Goldman Sachs’ Tony Pasquariello correctly notes that risk-reward isn’t as attractive as several months ago, but this understates the valuation extremes we’re witnessing. Many AI-related stocks are pricing in near-perfect execution over multiple years, leaving little room for operational missteps or competitive pressures. The market seems to be treating all AI exposure as equally valuable, when in reality we’re likely to see significant stratification as companies demonstrate (or fail to demonstrate) sustainable monetization strategies. Investors should differentiate between companies building durable AI moats versus those simply riding the hype cycle.

Implications for Sector Rotation

The AI concentration creates interesting opportunities in overlooked sectors. As capital floods into AI-related names, quality companies in traditional technology, industrials, and even consumer staples are trading at relative discounts despite solid fundamentals. This sets the stage for potential mean reversion once AI euphoria moderates. Additionally, the infrastructure demands of AI—from power generation to cooling systems to semiconductor manufacturing—are creating ripple effects across industrial and utilities sectors that haven’t yet been fully priced into those markets.

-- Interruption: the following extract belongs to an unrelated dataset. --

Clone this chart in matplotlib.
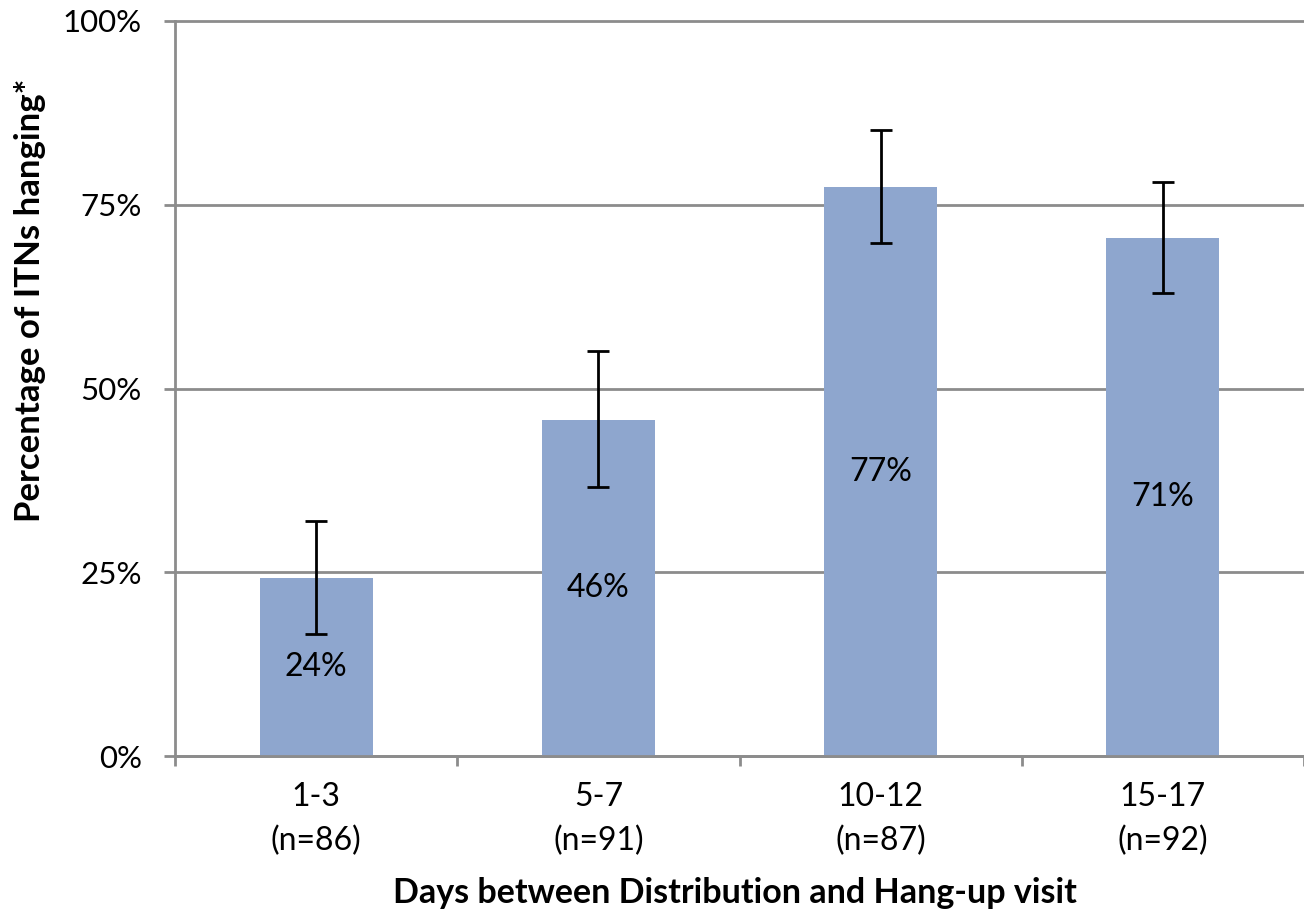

Fed Policy’s Double-Edged Sword

The anticipated Federal Reserve rate cuts that Pasquariello references could actually work against AI stocks in unexpected ways. While lower rates typically benefit growth stocks, they might also trigger rotation into value and cyclical sectors that have been neglected during the AI rally. Furthermore, if rate cuts are accompanied by economic weakening, enterprise AI budgets could face scrutiny as companies prioritize operational efficiency over transformational spending. The market seems to be pricing in a “Goldilocks” scenario where the Fed cuts rates without economic deterioration—a historically difficult balance to maintain.